Скандинавский ресторан, к которому они подъехали, встречал их горящей вывеской и белыми дверями. Без пафоса, стильно, строго и по-московски дорого. Встречающий их администратор, широко улыбаясь и показывая все радушие русской души, проводил их к столику, который был забронирован.
Широкие столы из дерева, которые были неровной формы, говорили о том, что это реальные спилы. Светлые стены, светлый потолок делают помещение просторным, но приглушенный свет и выдержанные в своем стиле подсвечники со свечами на столах придают интимности и уединенности, несмотря на большое количество столиков вокруг. Здесь нет тех состаренных вещей и элементов декора, которые Полина заметила в ресторане Сашиного брата. Но, несмотря на геометрически правильное и по-мужски минималистическое оформление, здесь нет холода и отстраненности. Все правильно выведено и с точностью подобрано, чтобы люди пришли отдохнуть в приятной компании, не отвлекаясь на ни к чему не обязывающее убранство помещения.
– Здесь интересно. Очень контрастирует с теми ресторанами, где я была, – с интересом подметила Полина.
– Я вообще не любитель скандинавской кухни, но на прошлой неделе был здесь с одними нашими клиентами. И как-то зацепило меня здесь. Ничего похожего в Москве не встречал, – ответил Саша.
– Почему не любитель? Я кстати никогда ее не пробовала.
– У них преимущественно рыба используется в приготовлении. А я не особо люблю рыбы.

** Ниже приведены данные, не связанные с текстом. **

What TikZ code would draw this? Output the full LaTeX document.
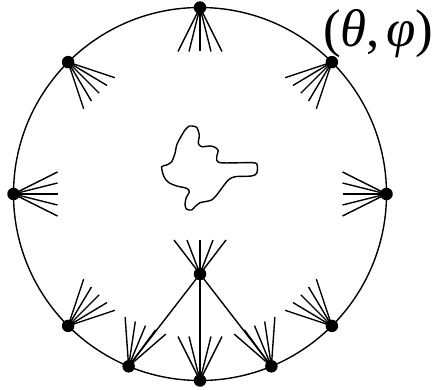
\documentclass[tikz,border=0pt]{standalone}
\usepackage{fontspec}
\setmainfont{Liberation Serif}
\usetikzlibrary{calc}
\tikzset{
  rim/.style={line width=1.4pt},
  ray/.style={line width=1.4pt},
  pt/.style={circle, fill=black, inner sep=0pt, minimum size=12.5pt},
}
% five rays from a node, pointing in direction #2
\newcommand\rayfan[4]{%
  \foreach \k in {-2,...,2}{%
    \draw[ray] (#1.center) -- ($(#1.center)+(#2:#3)+(#2+90:\k*#4)$);
  }%
}
\begin{document}
\begin{tikzpicture}[x=1pt,y=1pt]
  \useasboundingbox (0,0) rectangle (434,389);
  \coordinate (C) at (200,195);
  \def\R{186.5}
  % sphere outline
  \draw[rim] (C) circle (\R);
  % points on the sphere
  \foreach \a/\n in {90/d90,45/d45,135/d135,0/d0,180/d180,-45/dm45,-135/dm135,-67.5/dm67,-112.5/dm112,-90/dm90}{
    \coordinate (\n) at ($(C)+(\a:\R)$);
  }
  \coordinate (in) at (200,115);
  % inward ray fans
  \foreach \a/\n in {90/d90,45/d45,135/d135,0/d0,180/d180,-45/dm45,-135/dm135,-67.5/dm67,-112.5/dm112,-90/dm90}{
    \rayfan{\n}{\a+180}{44}{11}
  }
  \rayfan{in}{90}{34}{13}
  % connectors from the inner point to the bottom points
  \draw[ray] (in) -- (dm112);
  \draw[ray] (in) -- (dm90);
  \draw[ray] (in) -- (dm67);
  % dots
  \foreach \n in {d90,d45,d135,d0,d180,dm45,dm135,dm67,dm112,dm90,in}{
    \node[pt] at (\n) {};
  }
  % irregular body in the middle
  \begin{scope}[shift={(0,389)}, yscale=-1]
    \draw[line width=1.4pt] plot[smooth cycle, tension=0.45] coordinates {
      (191.7,126) (196.7,127.3) (199.3,135) (198.3,143.3) (201.7,146.7)
      (210,146) (215,147.3) (218.3,150.7) (216.7,156.7) (220,162.7)
      (253.3,162.7) (257.3,166) (256.7,173.3) (251.7,176) (235,176.7)
      (228.3,180) (221.7,188.3) (216.7,195) (211.7,200) (205,201.7)
      (200,202.7) (195,206.7) (191.7,210) (186.7,209.3) (185,205)
      (186,198.3) (189.3,191.7) (186.7,188.3) (176.7,186) (170,183.3)
      (166,180) (163.3,175) (161.7,166.7) (166.7,165) (171.7,161.7)
      (175,153.3) (176.7,145) (180,138.3) (185,130) (189.3,126)
    };
  \end{scope}
  % label of the point
  \node[anchor=base west, inner sep=0pt] (lab) at (323,342)
    {\fontsize{53}{61}\selectfont (\textit{θ},\hspace{0.12em}\textit{φ})};
\end{tikzpicture}
\end{document}
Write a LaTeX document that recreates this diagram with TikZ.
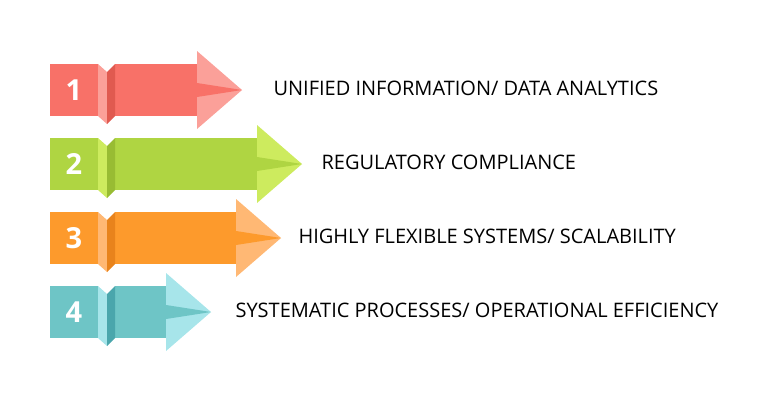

– Хм, а мне тогда должно понравится.
– Главное не заказывай Сюрстремминг (Прим. автора: мелкая заквашенная селедка, процесс ее приготовления больше похож на брожение или, иными словами, рыба тухнет около двух месяцев в большом количестве соли, которая убивает нежелательные бактерии), – рассмеялся Саша.